The season has brought her little hope.

"There should be that sense of joy and renewal and spring is in the air," she said, "but I don't feel it at all, and I know 99 percent of the people I talk to don't feel it."

She also said that, even though the threat of terrorism might be receding, it was hard to detect any easing of tension among Arabs and Muslims. "The stares are still there," Ms. Habiby-Browne said.

For some, the prospects of renewal run much higher. A year ago during Easter week, the Roman Catholic Church was besieged by reports that revealed decades of sexual abuse of children by priests. Daily disclosures of molestation and efforts to cover it up by the church hierarchy wounded Catholics, brought back painful memories for the victims and cast a veil of suspicion over priests.

Last year on Holy Thursday, a day dedicated to the priesthood, many priests said they identified closely with the crucified Christ.

This year, many said that the rawness had receded, and that the church could start to move forward, at least to some degree.

"I think it's better, but I don't think it ever goes back to the way it was, the level of trust," said the Rev. Francis G. Skelly, pastor of St. Cecilia's parish in East Harlem. "There was a great deal of damage done to the Catholic Church with this. We're moving on, but it's moving on scarred."

At St. James Cathedral in Brooklyn on this Holy Thursday, the homily of Bishop Thomas V. Daily was striking for what he did not say. Last year, in extensive comments on the scandal, he issued a condemnation of the abuse and sought to boost his priests' confidence.

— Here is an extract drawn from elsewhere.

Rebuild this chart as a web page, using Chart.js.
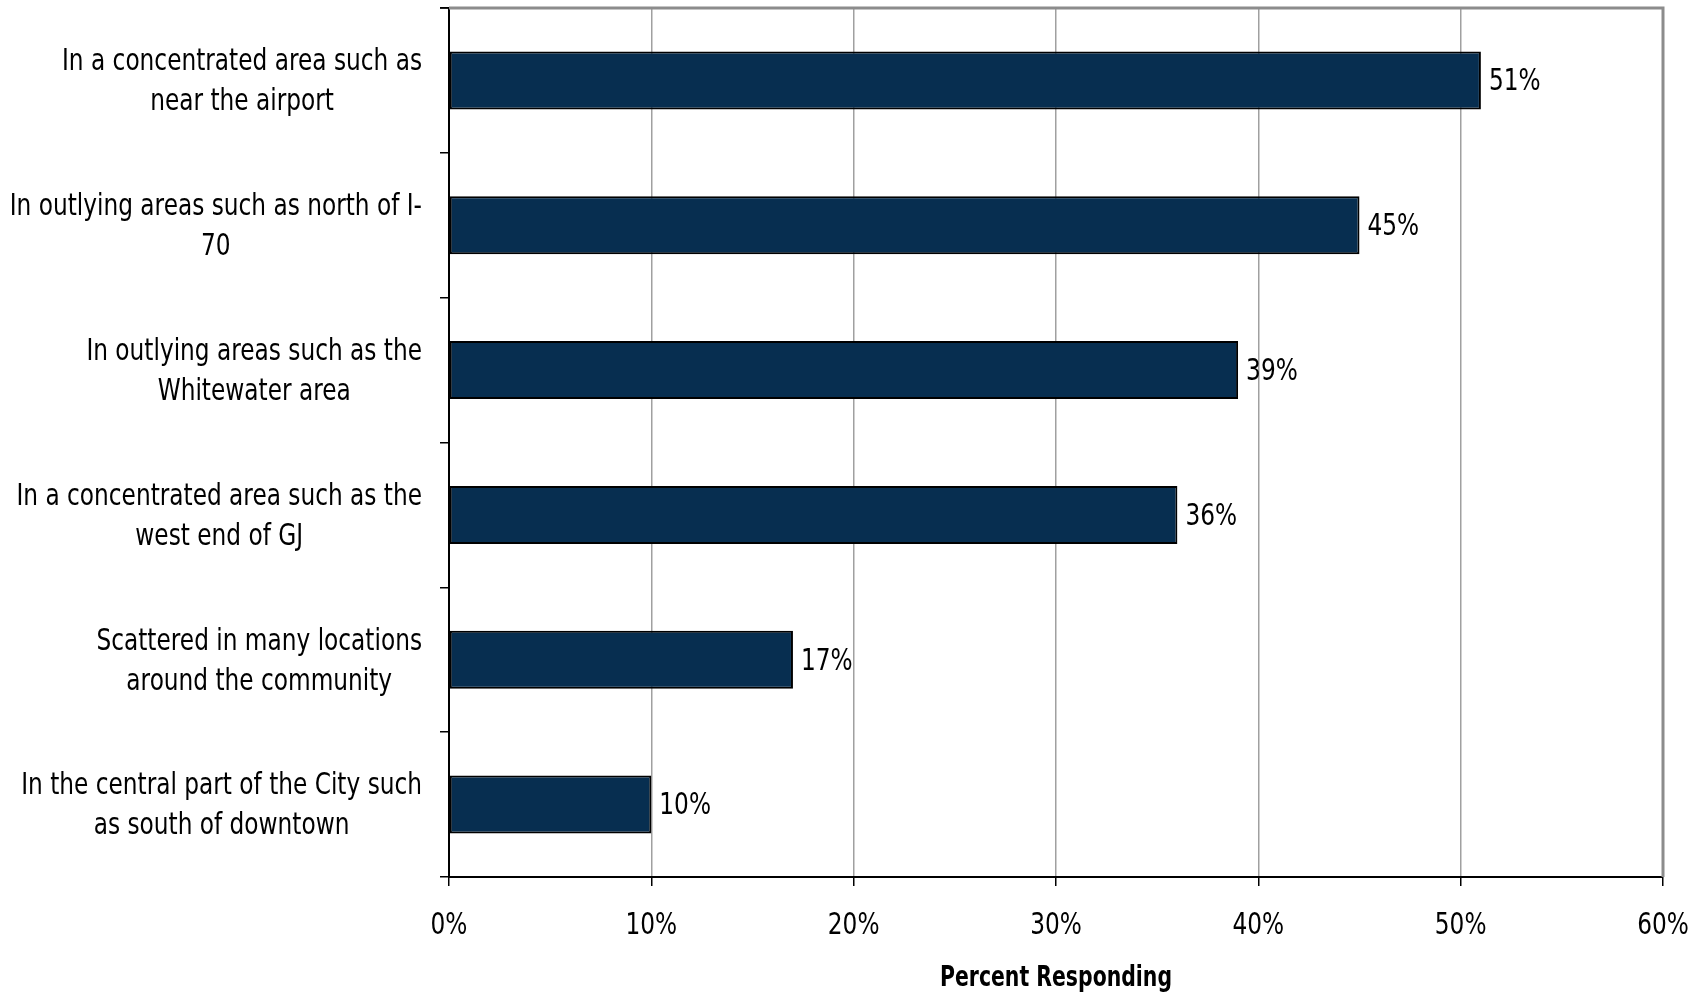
<!DOCTYPE html>
<html>
<head>
<meta charset="utf-8">
<script src="https://cdn.jsdelivr.net/npm/chart.js@4.4.0/dist/chart.umd.min.js"></script>
<style>
html,body{margin:0;padding:0;background:#fff;}
#wrap{width:1707px;height:995px;}
</style>
</head>
<body>
<div id="wrap"><canvas id="c" width="1707" height="995"></canvas></div>
<script>
const categories = [
  ["In a concentrated area such as", "near the airport"],
  ["In outlying areas such as north of I-", "70"],
  ["In outlying areas such as the", "Whitewater area"],
  ["In a concentrated area such as the", "west end of GJ"],
  ["Scattered in many locations", "around the community"],
  ["In the central part of the City such", "as south of downtown"]
];
const percentValues = [51, 45, 39, 36, 17, 10];
const xTickValues = [0, 10, 20, 30, 40, 50, 60];
const axisTitle = "Percent Responding";

const FONT = "'DejaVu Sans', Verdana, sans-serif";

function drawScaled(ctx, text, x, y, align, sx) {
  ctx.save();
  ctx.translate(x, y);
  ctx.scale(sx, 1);
  ctx.textAlign = align;
  ctx.fillText(text, 0, 0);
  ctx.restore();
}

function labelScale(ctx) {
  ctx.save();
  ctx.font = "30px " + FONT;
  const w = ctx.measureText("In a concentrated area such as").width;
  ctx.restore();
  return 360 / w;
}

const textPlugin = {
  id: 'texts',
  afterDraw(chart) {
    const ctx = chart.ctx;
    const y = chart.scales.y;
    const x = chart.scales.x;
    const SX = labelScale(ctx);
    ctx.save();
    ctx.fillStyle = '#000';
    ctx.textBaseline = 'middle';
    ctx.font = "30px " + FONT;
    const rightX = chart.chartArea.left - 27;
    const lh = 40;
    categories.forEach((lines, i) => {
      const cy = y.getPixelForTick(i) + 2;
      const w = Math.max(...lines.map(l => ctx.measureText(l).width)) * SX;
      const cx = rightX - w / 2;
      lines.forEach((l, j) => {
        drawScaled(ctx, l, cx, cy + (j - (lines.length - 1) / 2) * lh, 'center', SX);
      });
    });
    const tickY = chart.chartArea.bottom + 49;
    x.ticks.forEach((t, i) => {
      drawScaled(ctx, t.value + '%', x.getPixelForTick(i), tickY, 'center', SX);
    });
    ctx.font = "bold 28px " + FONT;
    const tw = ctx.measureText(axisTitle).width;
    drawScaled(ctx, axisTitle, (chart.chartArea.left + chart.chartArea.right) / 2, chart.chartArea.bottom + 102, 'center', 232 / tw);
    ctx.restore();
  },
  afterDatasetsDraw(chart) {
    const ctx = chart.ctx;
    const SX = labelScale(ctx);
    const meta = chart.getDatasetMeta(0);
    ctx.save();
    ctx.font = "30px " + FONT;
    ctx.fillStyle = '#000';
    ctx.textBaseline = 'middle';
    meta.data.forEach((bar, i) => {
      drawScaled(ctx, percentValues[i] + '%', bar.x + 8, bar.y + 2, 'left', SX);
    });
    ctx.restore();
  }
};

const framePlugin = {
  id: 'frame',
  afterDatasetsDraw(chart) {
    const {ctx, chartArea: a} = chart;
    ctx.save();
    ctx.strokeStyle = '#8c8c8c';
    ctx.lineWidth = 3;
    ctx.beginPath();
    ctx.moveTo(a.left, a.top);
    ctx.lineTo(a.right, a.top);
    ctx.lineTo(a.right, a.bottom);
    ctx.stroke();
    ctx.strokeStyle = '#000';
    ctx.lineWidth = 1.5;
    ctx.beginPath();
    ctx.moveTo(a.left - 9, a.top);
    ctx.lineTo(a.left, a.top);
    ctx.stroke();
    ctx.restore();
  }
};

new Chart(document.getElementById('c'), {
  type: 'bar',
  data: {
    labels: categories,
    datasets: [{
      data: percentValues,
      backgroundColor: '#072E50',
      borderColor: '#000',
      borderWidth: 2,
      borderSkipped: false,
      categoryPercentage: 0.4,
      barPercentage: 1.0
    }]
  },
  options: {
    indexAxis: 'y',
    responsive: false,
    devicePixelRatio: 1,
    animation: false,
    layout: { padding: { left: 440, right: 44, top: 8, bottom: 0 } },
    plugins: { legend: { display: false }, tooltip: { enabled: false } },
    scales: {
      x: {
        min: 0, max: 60,
        afterBuildTicks(scale) { scale.ticks = xTickValues.map(v => ({ value: v })); },
        afterFit(scale) { scale.height = 118; scale.paddingLeft = 0; scale.paddingRight = 0; },
        ticks: { display: false },
        grid: {
          color: '#a0a0a0',
          lineWidth: 1.5,
          tickColor: '#000',
          tickLength: 9
        },
        border: { color: '#000', width: 2 }
      },
      y: {
        afterFit(scale) { scale.width = 9; scale.paddingTop = 0; scale.paddingBottom = 0; },
        ticks: { display: false },
        grid: {
          offset: true,
          drawOnChartArea: false,
          color: '#000',
          tickLength: 9,
          lineWidth: 1.5
        },
        border: { color: '#000', width: 2 }
      }
    }
  },
  plugins: [textPlugin, framePlugin]
});
</script>
</body>
</html>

This year, appearing before white-robed priests in a light-filled baroque church, Bishop Daily did not mention the scandal.

He invoked the traditional Holy Thursday rededication of priests to their calling. "Are you ready to renew your own dedication to Christ as priests of the new Covenant?" the bishop asked. "I am," the men intoned.

Sister Sally Butler, a nun in Brooklyn who was an early whistle-blower about clerical sexual abuse, said that this Easter season felt more hopeful. "Even though it is probably going to take a while, the present hierarchy is crumbling," she said. Most encouraging, she added, "Survivors are getting the courage to speak out."

But where to go for a taste of unbridled optimism in this age of spin? Who better than a press agent?

Sure, the recession has cut his business about 30 percent, said Bruce Cohen, owner of Bruce Cohen Group in Manhattan. "But I've lived through the great fiscal crisis," he said. "I've lived through `Ford to City: Drop Dead,' so I've seen how it turns out."

As for Iraq, he lamented the deaths of civilians but expressed relief that military casualties were limited. "I'm young, I'm healthy, I can go in the park and run," he said. "I'm the luckiest man on the face of the earth."